Kenapa demikian ? Apakah dikarenakan ruang-ruang kontemplatif itu telah
direbut oleh verbalisasi obyek-obyek audio visual dimana kehadirannya
nyaris tak dapat ditolak dan ditawar-tawar lagi ?
Ibarat tubuh, belantara sastra juga membutuhkan asupan gizi yang cukup
memadai untuk dapat terus tumbuh dan berkembang. Sastra di Kompasiana
dalam kurun waktu satu tahun terakhir ini perkembangannya sedang
berhadapan dengan segala macam pergesekan yang maha kompleks. Sangat
dibutuhkan vitamin pengetahuan sastra yang cukup dari penulisnya agar
energi dalam karya sastra yang dituliskan lebih terasa bagi pembacanya.

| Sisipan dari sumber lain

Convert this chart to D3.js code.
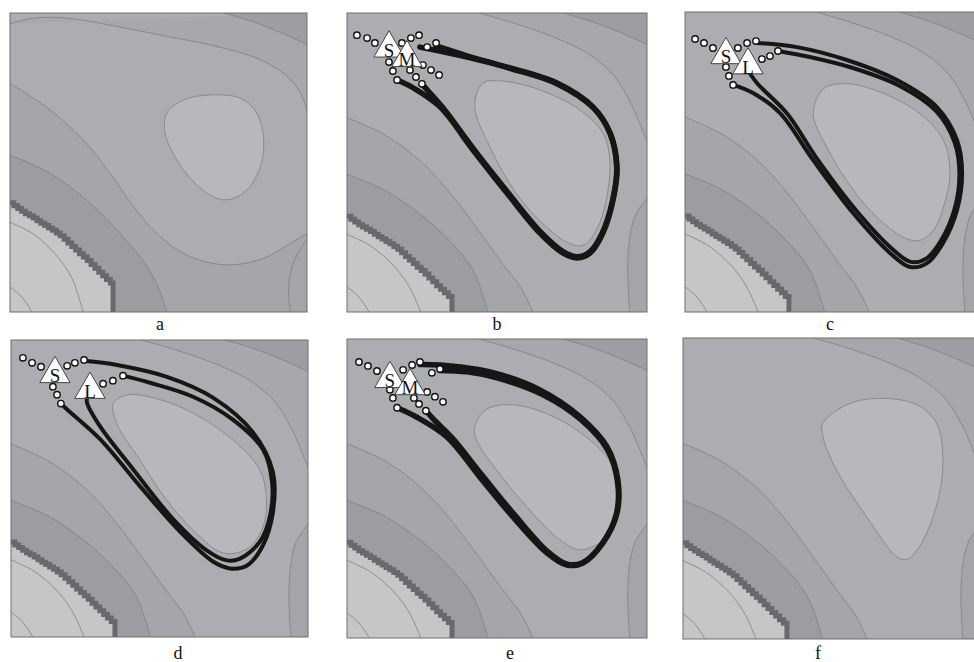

Kesemuanya itu tak lain untuk membuat agar sastra itu tetap sehat
wal’afiat. Agar semakin tegar dalam segala tantangan jaman. Namun, dari
kenyataan yang ada justeru yang terjadi adalah sebaliknya. Kepribadian
sastra yang melintas di Kompasiana dihancurleburkan oleh penulisnya.
Dengan pengertian lain sastra di Kompasiana yang sejatinya harus menjadi
“mata pisau” bagi pembaca ternyata hal itu tidak kita temukan sama
sekali. Jika ada tidak lebih dari hanya sekadar pemuas syahwat
penulisnya untuk sekadar dibaca dan berhahahahahihihih dengan berbagai
komentar dan atau tanggapan pada karya sastranya. Untuk maksud tersebut
sangat dibutuhkan perbaikan kadar gizi (pengetahuan sastra) yang cukup
dari penulisnya untuk meghindarkan diri dari berbagai macam polusi
kata-kata yang bisa saja merusak sastra itu sendiri.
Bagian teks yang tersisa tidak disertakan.